‘Feels like hell’ in South, Midwest heat
High humidity worsens thermometer readings
BIRMINGHAM, Ala. — Forecasters are warning about days of scorching, dangerous heat gripping a wide swath of the U.S. South and Midwest, where the heat index on Monday eclipsed 120 degrees in one town and climbed nearly that high in others.
With temperatures around 100 degrees at midday and “feels like” temperatures soaring even higher, parts of 13 states were under heat advisories, from Texas, Louisiana and Florida in the South to Missouri and Illinois in the Midwest, the National Weather Service reported.
“It feels like hell is what it feels like,” said Junae Brooks, who runs Junae’s Grocery in Holly Bluff, Mississippi.
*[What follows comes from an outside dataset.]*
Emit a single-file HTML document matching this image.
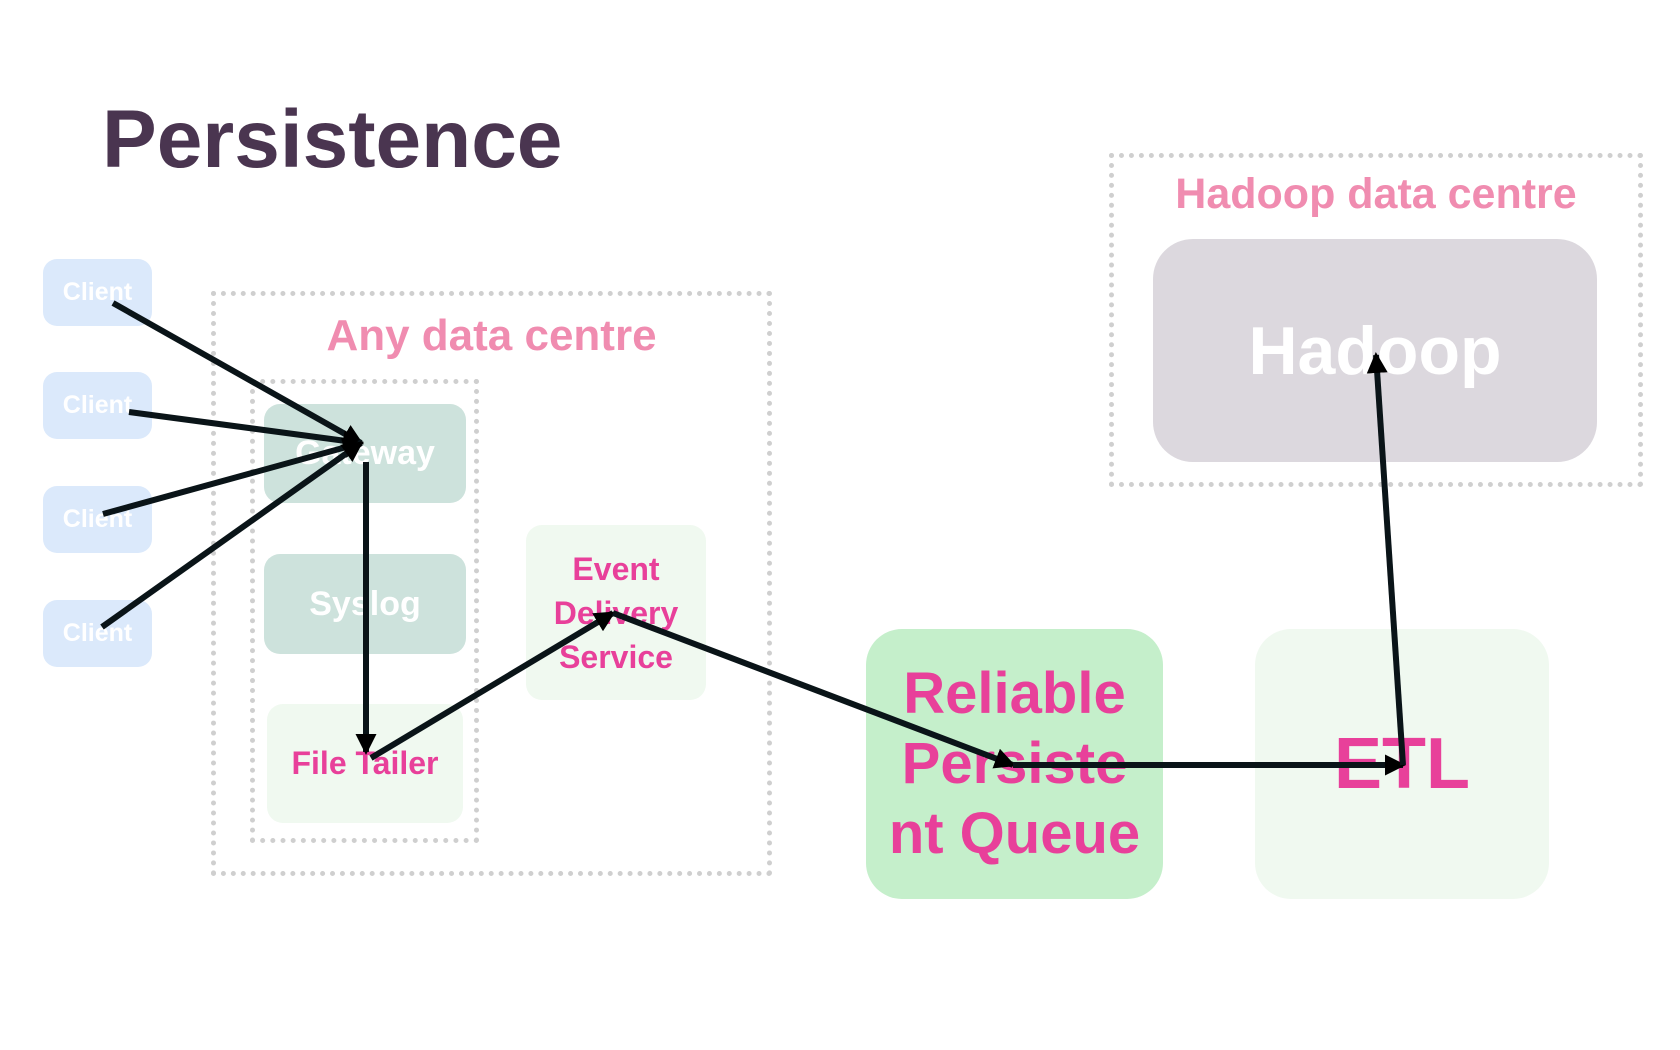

Around her, many of her customers kept cool with wet rags around their necks or straw hats.
Some of the most oppressive conditions were in Louisiana, Arkansas, Mississippi and Oklahoma.
The heat index soared to 121 degrees by late afternoon in Clarksdale, Mississippi, and to 119 degrees in West Memphis, Arkansas, the weather service reported. Similar readings were expected in eastern Oklahoma.
In Alabama, the temperature hit 100 degrees with a heat index of
106 degrees by mid-afternoon in Birmingham, the state’s largest city.
Heat exhaustion and heat stroke were the leading threats.
“You are more likely to develop a heat illness quicker in this type of weather, when it’s really humid and hot,” said Gary Chatelain, a National Weather Service meteorologist based in Shreveport, Louisiana, where a wet summer contributed to high humidity.
More of the same is in store for Tuesday, when heat and humidity will again make for dangerous heat indexes over a wide area. However, an approaching cool front should help ease the intense heat by Wednesday in some areas, Chatelain said.
“If you’re going out in the summer, prepare for the worst,” he said.
In Alabama and Tennessee, high school football coaches were adjusting practice schedules Monday and Tuesday, with some moving the workouts indoors and others conducting training in the early morning or evening, The Tennessean reported.
Cooling stations were open in several cities, including Tulsa, Oklahoma; Memphis, Tennessee; and Little Rock, Arkansas, officials said.